The Ladies Who Lunch, Daily

by Romy Zipken

At 11 a.m. on Wednesday morning in the Scheuer House of Manhattan Beach, Bobby Gotlin is handing out two types of cream-filled chocolate and vanilla cookies. Her black knit cap, embroidered with three joined flowers, frames her face as she smiles at anyone who takes a cookie. She knows everyone in the room, which is slowly filling up with roughly 30 elderly people.

All around the senior center are little cliques eating their lunches. Men sit with men. Women sit with women. And some sit alone, quietly eating their breaded chicken and sweet mashed potatoes while surveying the room.

Gotlin doesn’t sit. She makes her rounds, handing out milk tickets. Consumed by all her tasks, she forgets her cell phone near the kitchen, along with other belongings.

“Where the heck is my purse?” she asks. “I can’t find my purse.”

Gotlin paces; the rest eat lunch. 

Four women sit together in the back of the room, smiling as they talk to each other and over each other. “Those women, they always sit together,” says Barbara Kantor, who sits elsewhere and who wore a Mets hat and a long, brown trench coat.

All four women are in their eighties. Sylvia Wald, Thelma Levine, Shirley Simon and Frances Gerber talk about politics.

“Obama really redeemed himself,” Wald says of the second presidential debate.

“We are all voting for Obama,” says Gerber.

Unless someone has a doctor’s appointment, the ladies dine together on Monday through Friday.
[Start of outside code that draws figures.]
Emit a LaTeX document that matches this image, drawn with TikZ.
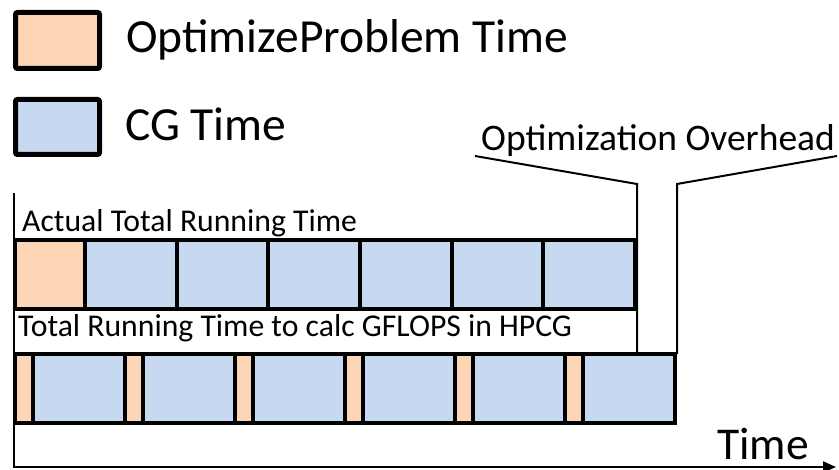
\documentclass[tikz,border=0pt]{standalone}
\usepackage{fontspec}
\setmainfont{Carlito}
\usetikzlibrary{arrows.meta}
\definecolor{optcol}{RGB}{251,213,181}
\definecolor{cgcol}{RGB}{198,217,241}
\begin{document}
\begin{tikzpicture}[x=1pt,y=-1pt,
    opt/.style={fill=optcol,draw=black,line width=4pt},
    cg/.style={fill=cgcol,draw=black,line width=4pt},
    lbl/.style={anchor=base west,inner sep=0pt}]
	\useasboundingbox (0,0) rectangle (839,470);
	% legend
	\filldraw [opt,line width=5pt,rounded corners=2pt] (15.5,12.5) rectangle (99.5,68.5);
	\node [lbl,font=\fontsize{47.5}{50}\selectfont] (legopt) at (126,53) {OptimizeProblem Time};
	\filldraw [cg,line width=5pt,rounded corners=2pt] (15.5,99.5) rectangle (99.5,154.5);
	\node [lbl,font=\fontsize{47.5}{50}\selectfont] (legcg) at (125,141) {CG Time};
	% actual running time
	\node [lbl,font=\fontsize{31.7}{34}\selectfont] (actual) at (22,232) {Actual Total Running Time};
	\filldraw [opt] (15,240) rectangle (85,309);
	\filldraw [cg] (85,240) rectangle (176.7,309);
	\filldraw [cg] (176.7,240) rectangle (268.3,309);
	\filldraw [cg] (268.3,240) rectangle (360,309);
	\filldraw [cg] (360,240) rectangle (451.7,309);
	\filldraw [cg] (451.7,240) rectangle (543.3,309);
	\filldraw [cg] (543.3,240) rectangle (635,309);
	% time used for GFLOPS
	\node [lbl,font=\fontsize{31.7}{34}\selectfont] (hpcg) at (18,337) {Total Running Time to calc GFLOPS in HPCG};
	\filldraw [opt] (15,354) rectangle (33,423);
	\filldraw [cg] (33,354) rectangle (125,423);
	\filldraw [opt] (125,354) rectangle (143,423);
	\filldraw [cg] (143,354) rectangle (235,423);
	\filldraw [opt] (235,354) rectangle (253,423);
	\filldraw [cg] (253,354) rectangle (345,423);
	\filldraw [opt] (345,354) rectangle (363,423);
	\filldraw [cg] (363,354) rectangle (455,423);
	\filldraw [opt] (455,354) rectangle (473,423);
	\filldraw [cg] (473,354) rectangle (565,423);
	\filldraw [opt] (565,354) rectangle (583,423);
	\filldraw [cg] (583,354) rectangle (675,423);
	% overhead marker
	\node [lbl,font=\fontsize{37.5}{40}\selectfont] (ovh) at (481,151) {Optimization Overhead};
	\coordinate (ovhL) at (475,156);
	\coordinate (ovhR) at (837,156);
	\coordinate (endA) at (637,354);
	\coordinate (endB) at (677,354);
	\draw [line width=2pt] (ovhL) -- (637,184) -- (endA);
	\draw [line width=2pt] (ovhR) -- (677,184) -- (endB);
	% time axis
	\draw [line width=2pt,-{Triangle[length=13pt,width=11pt]}] (14,193) -- (14,467) -- (836,467);
	\node [lbl,font=\fontsize{45.5}{48}\selectfont] (time) at (717,460) {Time};
\end{tikzpicture}
\end{document}
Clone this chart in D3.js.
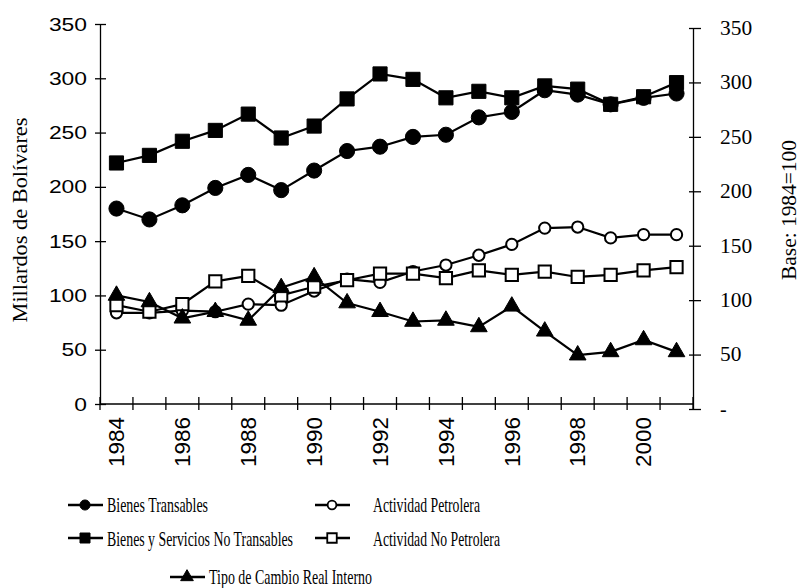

At 10:30 on weekday mornings a van picks each of them up from their apartments, takes them to lunch and brings them right back home when lunch ends at noon. The food is plentiful, the company is comforting and the brief two and a half hours give the men and women a reason to get dressed, get out of the house, says Gerber, and keep from getting “depressed.”

The Scheuer House offers various afternoon classes from line dancing to poetry, and while the ladies say they would love to attend, the van leaves too soon.

“We used to leave later,” says Wald. Still, she retains a sunny disposition. “We’ve got milk and bread and newspapers. We’ve got everything we need.”

Gotlin, who has finally found her phone, walks by the ladies’ table to make sure the women have received their milk tickets. They say that they have and then compliment her outfit, a top decorated with kittens and jewelry draping over the neckline.

Lunch is coming to a close and the women prepare to leave. Frances Gerber combs her hair.

“You know she cuts her own hair,” says Shirley Simon.

“Well, I got it done for $27 and I didn’t even like it,” says Gerber.

The women chat as they help each other up from their seats. There is some confusion as to whether their van is waiting outside. The women look across the room where a driver is waiting.

They head toward the exit and onto the bus that takes them back home, until tomorrow.